3 Aug 2014

Transatlantic Trade and Investment Partnership (TTIP)

The TTIP is a free trade deal currently being negotiated between the European Union and the United States. The implications of the TTIP are as follows:  The most insidious threat is Investor State Dispute Settlement (ISDS), under which corporations would be able to sue governments in secret international tribunals run by corporate lawyers for any measure the government had enacted causing them loss of profits.  Private providers of public services would have recourse to the tribunals. This would make it impossible for future governments to reverse the privatisation of the NHS set in motion by the Health and Social Care Act.
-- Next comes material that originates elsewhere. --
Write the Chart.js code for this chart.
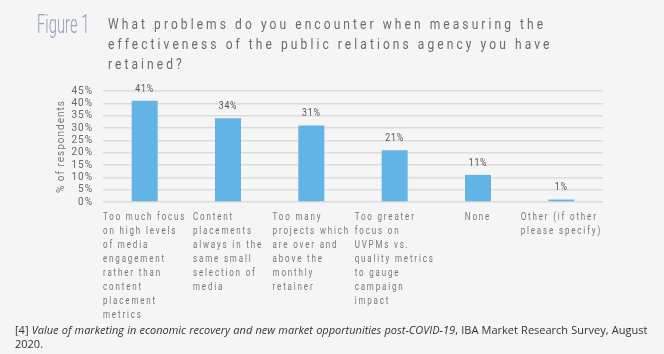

Regulations would be harmonised between the EU and the USA, and we would be left with:
- weaker American standards on workers' rights, food, the environment, animal welfare, health and consumer safety
- weaker European regulations on banks, removing the American Dodd Frank Act, which was implemented in the wake of the 2008 financial crisis, making further banking crises more likely.

Existing copyright laws would be greatly strengthened by the TTIP, threatening our freedom of speech and severely limiting our use of the internet.

Those promoting the TTIP claim it would bring jobs and prosperity, but historical evidence suggests otherwise. Firstly, these claims are remarkably similar to those made before the North American Free Trade Agreement between the USA, Canada and Mexico was passed in 1994, and the reality then was very different. Far from gaining 200,000 jobs as had been promised by President Clinton, the USA lost 680,000 as corporations moved their operations to Mexico to take advantage of cheaper wages.  Secondly, the EU Commission has claimed that a typical family of four in the EU will receive 545 Euros annually as a result of the TTIP.  This is simply not true - the study on which the claim was based stated that this would be the cumulative benefit from 2017 to 2027 - a figure calculated over a decade, not annually, and even this was based on the most optimistic assumptions. In reality the most generous assessment of the benefits of TTIP would amount to one extra cup of coffee a month for each of us.

Of the major political parties in Britain, only the Greens and the Scottish and Welsh Nationalists are opposed to the TTIP - an agreement which hands significant power to private corporations, and which threatens our economic stability and freedom of expression.  The Tories, Labour, Liberal Democrats and UKIP are all in favour.

TTIP negotiations began in July 2013 and the aim is to complete them late in 2015, after the UK general election but before the US presidential election, though this is highly ambitious.